According to CPI(M) MP M.B. Rajesh, the Soviet literature played a huge role in moulding the Malayali’s cultural and predominantly leftist mindset. It also coincided with a period of renaissance in the state of Kerala, marked by a rise in literacy and rapid spread of education. "When I was young, I remember that my family had subscribed to Soviet Land. A lot of children in Kerala are named Natasha, after a character in Gorky’s Mother. Russian names became very common in the state, in part due to the aftermath of October Revolution. For me, personally, it was Justice V.R. Krishna Iyer’s travelogue of his journey through Soviet Union that planted the desire to some day visit Moscow myself.”

Then there was the near-universal relatability that characterised most Soviet translations. As many books have chronicled, Gorky’s hard life experiences influenced both authors like Kesavadev—who passed through similar tribulations—and the progressive writers from more privileged backgrounds like Thakazhi Sivasankara Pillai. And it is exactly this factor that prompted—nay, compelled—Perumbadavam Sreedharan to recreate his tortured muse, based on what little information he had. To capture the writer’s stormy life, and his complex temperament, was no easy task. Dostoevsky was arrested in 1849 (Tsarist Russia), sentenced to Siberian prison camp, escaped the noose by the skin of his neck, and led a life that was ravaged by ill-health, alchohol and gambling addiction.
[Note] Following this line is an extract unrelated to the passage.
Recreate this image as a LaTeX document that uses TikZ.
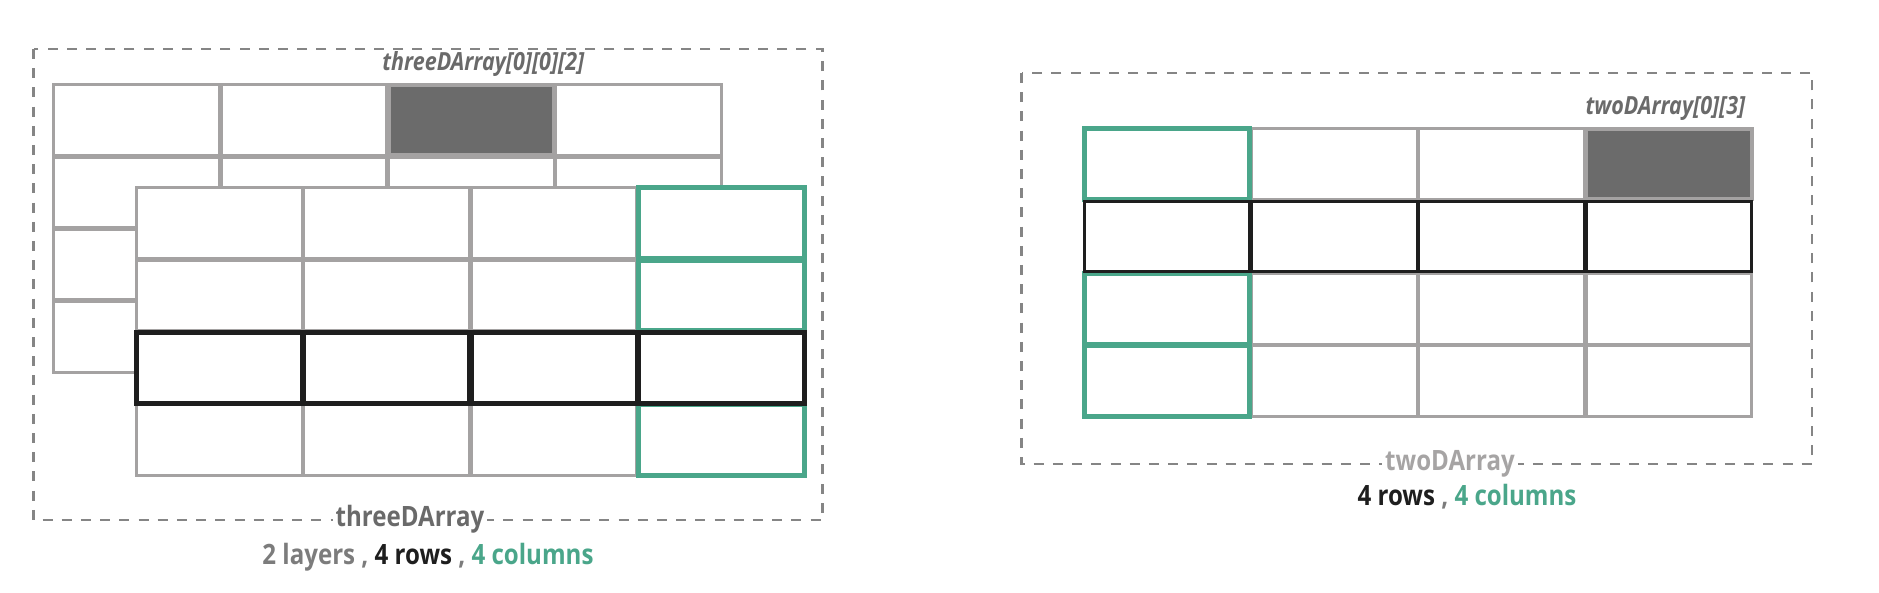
\documentclass[tikz,border=0pt]{standalone}
\usepackage{fontspec}
\setmainfont{Open Sans}
\newfontfamily\narrowfont{Open Sans}[FakeStretch=0.86]
\usetikzlibrary{positioning}

\definecolor{cellgray}{HTML}{A4A2A2}
\definecolor{darkcell}{HTML}{6B6B6B}
\definecolor{colgreen}{HTML}{4AA68A}
\definecolor{rowblack}{HTML}{1E1E1E}
\definecolor{boxgray}{HTML}{858585}
\definecolor{labelgray}{HTML}{6A6A6A}
\definecolor{namegray}{HTML}{A6A4A4}
\definecolor{sizegray}{HTML}{7C7C7C}

\tikzset{
  cell/.style={draw=cellgray, line width=1.5pt, fill=white, minimum width=82.8pt,
    minimum height=35.3pt, inner sep=0pt, outer sep=0pt},
  picked/.style={cell, fill=darkcell, line width=2pt},
  colcell/.style={cell, draw=colgreen, line width=2.4pt},
  rowcell/.style={cell, draw=rowblack, line width=2.4pt},
  thinrow/.style={rowcell, line width=1.5pt},
  arraybox/.style={draw=boxgray, line width=1.3pt, dash pattern=on 5pt off 4.6pt},
  indexlabel/.style={font=\narrowfont\bfseries\itshape\fontsize{12.5}{14}\selectfont, text=labelgray, inner sep=1pt},
  arrayname/.style={font=\narrowfont\bfseries\fontsize{14}{16}\selectfont, fill=white, inner sep=1.5pt},
  sizeline/.style={font=\narrowfont\bfseries\fontsize{14}{16}\selectfont, text=sizegray}
}

\begin{document}
\begin{tikzpicture}[x=0.5pt, y=-0.5pt]
  \useasboundingbox (0,0) rectangle (1879,593);

  % three dimensional array
  \draw[arraybox] (33.5,49) rectangle (822.5,520);
  \foreach \r/\c in {0/0,0/1,0/3,1/0,1/1,1/2,1/3,2/0,2/1,2/2,2/3,3/0,3/1,3/2,3/3}
    \node[cell] (back-\r-\c) at ({136.5+167.4*\c},{120.2+72.2*\r}) {};
  \node[picked] (back-0-2) at ({136.5+167.4*2},120.2) {};
  \foreach \r/\c in {0/0,0/1,0/2,1/0,1/1,1/2,3/0,3/1,3/2}
    \node[cell] (front-\r-\c) at ({219.3+167.4*\c},{223.2+72.3*\r}) {};
  \foreach \r in {0,1,3}
    \node[colcell] (front-\r-3) at ({219.3+167.4*3},{223.2+72.3*\r}) {};
  \foreach \c in {0,...,3}
    \node[rowcell] (front-2-\c) at ({219.3+167.4*\c},{223.2+72.3*2}) {};

  \node[indexlabel, anchor=south] (three-idx) at ([xshift=6pt, yshift=3pt]back-0-2.north) {threeDArray[0][0][2]};
  \node[arrayname, text=labelgray] (three-name) at (410,519) {threeDArray};
  \node[sizeline] (three-size) at (428,557) {2 layers , \textcolor{rowblack}{4 rows} , \textcolor{colgreen}{4 columns}};

  % two dimensional array
  \draw[arraybox] (1021.5,73) rectangle (1812,464);
  \foreach \r/\c in {0/1,0/2,2/1,2/2,2/3,3/1,3/2,3/3}
    \node[cell] (two-\r-\c) at ({1167+167.3*\c},{164.2+72.3*\r}) {};
  \node[picked] (two-0-3) at ({1167+167.3*3},164.2) {};
  \foreach \r in {0,2,3}
    \node[colcell] (two-\r-0) at (1167,{164.2+72.3*\r}) {};
  \foreach \c in {0,...,3}
    \node[thinrow] (two-1-\c) at ({1167+167.3*\c},{164.2+72.3}) {};

  \node[indexlabel, anchor=south east] (two-idx) at ([xshift=-2pt, yshift=3pt]two-0-3.north east) {twoDArray[0][3]};
  \node[arrayname, text=namegray] (two-name) at (1450,464) {twoDArray};
  \node[sizeline] (two-size) at (1467,497) {\textcolor{rowblack}{4 rows} , \textcolor{colgreen}{4 columns}};
\end{tikzpicture}
\end{document}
russian-poster-wikimedia-commons Soviet propaganda poster | Wikimedia Commons

Just as difficult to interpret was his relationship with his stenographer Anna Snitkina, which becomes the premise of Perumbadavam’s book. As the story goes, while Dostoevsky was writing a book called The Gambler, he made a deal with his publisher. He would have to hand over the rights to all his works to the publisher unless he could finish the book by a specific date. As the deadline was fast approaching, he hired a stenographer called Anna to help him. Anna was only 20 or so when he was 45 but she understood him—his volatile temperament, his insouciant spirit and his despondent moods—better than anyone else. When the publisher tried to change the terms of the deal to appropriate the writer’s works, it was she who took the manuscript to a police inspector to try to get his help. The inspector asked Anna who she was to come to the aid of the writer. Without thinking, she replied: “I’m his wife.” That’s when she realised that she was in love with the writer.

“That story moved me more than anything else. We [me and Dostoevsky] have both experienced poverty,” says Perumbadavam. “I was born poor and he was led to it through his experiences. Writing the book was more a revelation than a conscious decision. It was almost like falling into a pit. There was an inevitability to it.”

“Perumbadavam’s book can be read as a Russian book that originated from that country,” says Meera. “It was a major example of how cultures intermingled at that time.”

With the passing years, the Kerala readers have established a sense of ownership over their favourite writers. As the adage in the state goes: “Dostoevsky and Marquez [Gabriel Garcia] are one of us. They are Malayaalis.”